The XX Factor

Drag Me to Hell’s Heroine is Punished for Being Born Poor

Dana, on your recommendation, I saw the scream-filled, sharply funny Drag Me to Hell this weekend, and I didn’t think the protagonist was punished for being a striving woman. I thought she was punished for trying to raise up from her humble farm girl origins. (Spoilers ahead!)

As you said earlier, the heroine is Christine Brown (Alison Lohman), a lithe blonde with an exceptionally innocent face. She is a former fat farm girl with an alcoholic mother and a dead father, who is trying as hard as she can to distance herself from her upbringing by getting promoted at the bank and dating a wealthy, upper-class boyfriend, Clay (Justin Long). She is cursed by Mrs. Ganush, an ancient, decrepit gypsy who becomes infuriated when Christine will not extend the bank loan on her home.
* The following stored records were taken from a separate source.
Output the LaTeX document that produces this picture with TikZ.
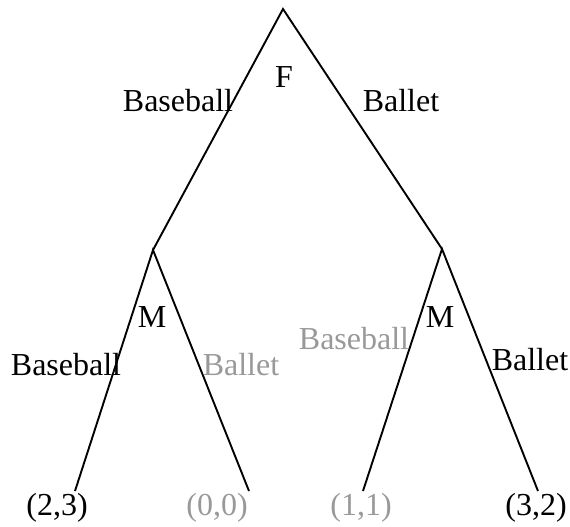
\documentclass[tikz,border=0pt]{standalone}
\usepackage{fontspec}
\setmainfont{Liberation Serif}
\begin{document}
\begin{tikzpicture}[x=1pt,y=-1pt,
  edge/.style={line width=1.9pt, black},
  lbl/.style={anchor=base, inner sep=0pt, font=\rmfamily\fontsize{32}{38}\selectfont},
  dim/.style={lbl, text=black!40}]
\useasboundingbox (0,0) rectangle (570,527);
\coordinate (root) at (283,9);
\coordinate (mL) at (153,250);
\coordinate (mR) at (442,249);
\coordinate (e1) at (75,491);
\coordinate (e2) at (249,491);
\coordinate (e3) at (363,491);
\coordinate (e4) at (538,491);
\draw[edge] (mL) -- (root) -- (mR);
\draw[edge] (e1) -- (mL) -- (e2);
\draw[edge] (e3) -- (mR) -- (e4);
\node[lbl] (F) at (284,87) {F};
\node[lbl] (b1) at (178,111) {Baseball};
\node[lbl] (a1) at (401,111) {Ballet};
\node[lbl] (M1) at (152,327) {M};
\node[lbl] (M2) at (440,327) {M};
\node[lbl] (b2) at (66,375) {Baseball};
\node[dim] (a2) at (241,375) {Ballet};
\node[dim] (b3) at (354,349) {Baseball};
\node[lbl] (a3) at (530,370) {Ballet};
\node[lbl] (l1) at (57,515) {(2,3)};
\node[dim] (l2) at (217,515) {(0,0)};
\node[dim] (l3) at (361,515) {(1,1)};
\node[lbl] (l4) at (536,515) {(3,2)};
\end{tikzpicture}
\end{document}
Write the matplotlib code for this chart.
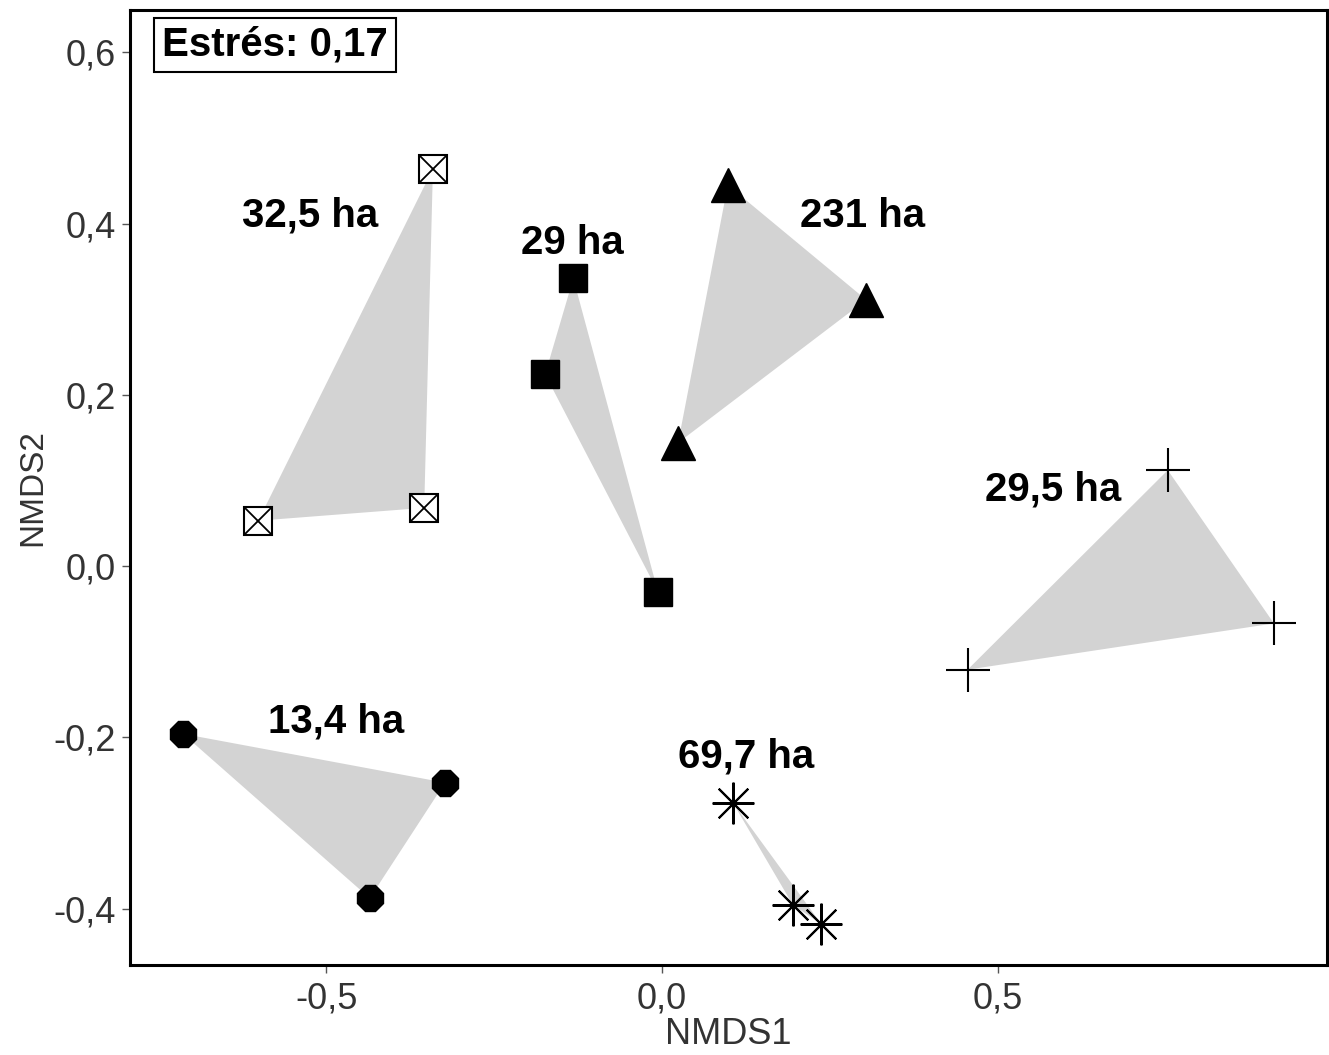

While one could read the movie as punishing Christine “for choosing to prioritize her job over human relationships (i.e., for not being ‘nice’ to the old woman),” as you astutely noticed, Dana, another reading could be that Christine is damned to hell because she doesn’t know her socio-economic place in the world. She barely speaks to her mother; she used to be fat and is clearly upset by her former physical imperfections; she wants to be more educated and is very ambitious. For these transgressions, her soul is eventually eaten by demons. Mrs. Ganush is a poverty stricken crone with a creepy yellow jalopy. When she tries to save her house from foreclosure, and resorts to begging, she is rebuffed by Christine, and dies shortly after cursing the heroine to hell.

The one wealthy character, Christine’s boyfriend Clay, is unscathed by the curse (well, except for his girlfriend getting damned to hell and all). In fact, it’s his money that even gives Christine a chance to beat the devil-he gives her $10,000 to pay a medium who has the potential to banish the demon forever. At the end of the movie, he and Christine are en route to his family’s cabin in Santa Barbara, when she realizes she made a fatal mistake and demons suck her down to Hades. The last image of the film is Clay standing on the platform of the train station, with tears in his eyes. But, the Santa Barbara cabin is still intact, as is his soul.